If Valve started to routinely do Bad Things on Steam they'd be gone pretty quickly. Many would go to GoG, some just stop buying games. Bad Things do occasionally happen (bad things like those "oops, we don't actually have licenses for the music used in the game you bought" revokes), but Valve keeps succeeding in keeping it to a rather low background noise level. Competitors have two decades of being that good or better to catch up. You can't buy trust, you can just put money into not losing any of the trust that grew over time. When competitors have done that for two decades, Valve, unless they fail in the meantime, will have even more.
I heard the same thing for Discord last month, and reddit and Twitter a few years back. It kind of worked for Twitter due to be outstandiningly bad, but it still didn't "kill" Twitter in the colloquial sense.
I don't see it going down any differently with Steam. It may take a dent and open up a competitor, but it won't do a move so catastrophic that it losses its leader status from that alone.
Which of them are privately owned? In a publicly traded company, there's an inherent logic that people who believe that the company can get by with squeezing customers a little harder will end up with higher projections than those who think it's better to get by with a moderate approach. Price goes up with the bids from the squeezers and occasionally a moderate will sell until eventually the squeezers own an identity-defining fraction. Valve only is what it is because of the ownership structure, its closeness to being bootstrapped (I assume that in reality ownership is a little more complicated, but close enough)
We could also call those squeezers "optimists", and publicly traded implies ownership by the most optimistic (well, the most optimistic who have money to invest). Leading to behavior patterns that could be described as suicidally chasing the most unrealistic money making projections. (and founder majority stakes are surprisingly susceptible to falling in line with those optimists, because those owners still don't want to see their valuation going down, doubly so of they ever started borrowing against their stakes)
"pretty quickly" is a few years, not one month. Chrome dominated the browser market pretty quickly even though the richer bigger company microsoft already had most of the browser marketshare, and that was 3 years. Before those 3 years it seemed like nobody would be able to make a dent in microsofts monopoly, and then it was gone in just 3 years.

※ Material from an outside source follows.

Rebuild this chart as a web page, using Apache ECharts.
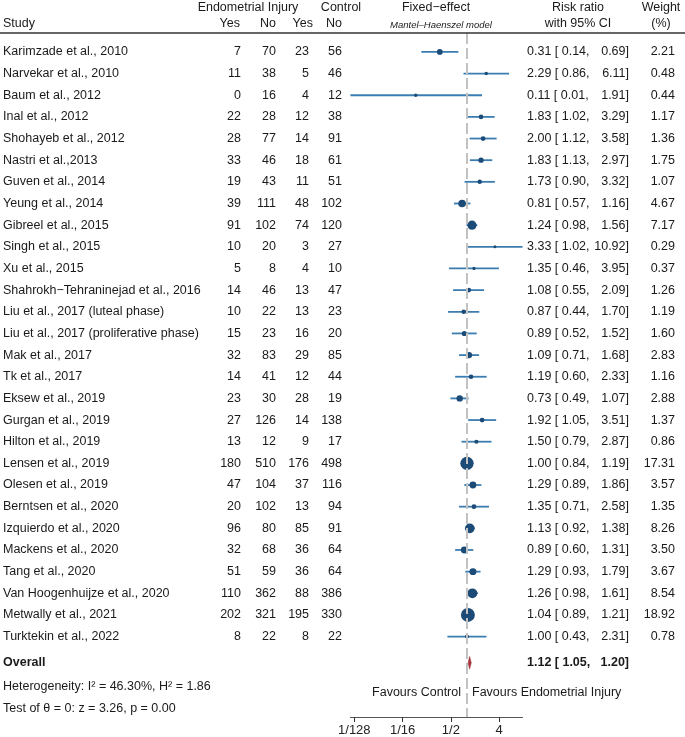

If steams fumbles as hard as microsoft did with internet explorer they too could be mostly gone in 3 years, replaced by a giant competitors product.
The Reddit blackout is coming on 3 years old now. The twitter kerfuffle is almost 4? I'm not holding my breath.
And yes, chrome is a great example. That came right on the legs of Microsoft losing an anti trust case. For something that seems so quaint in 2026. I miss when regulations had teeth.
It being a good service is secondary.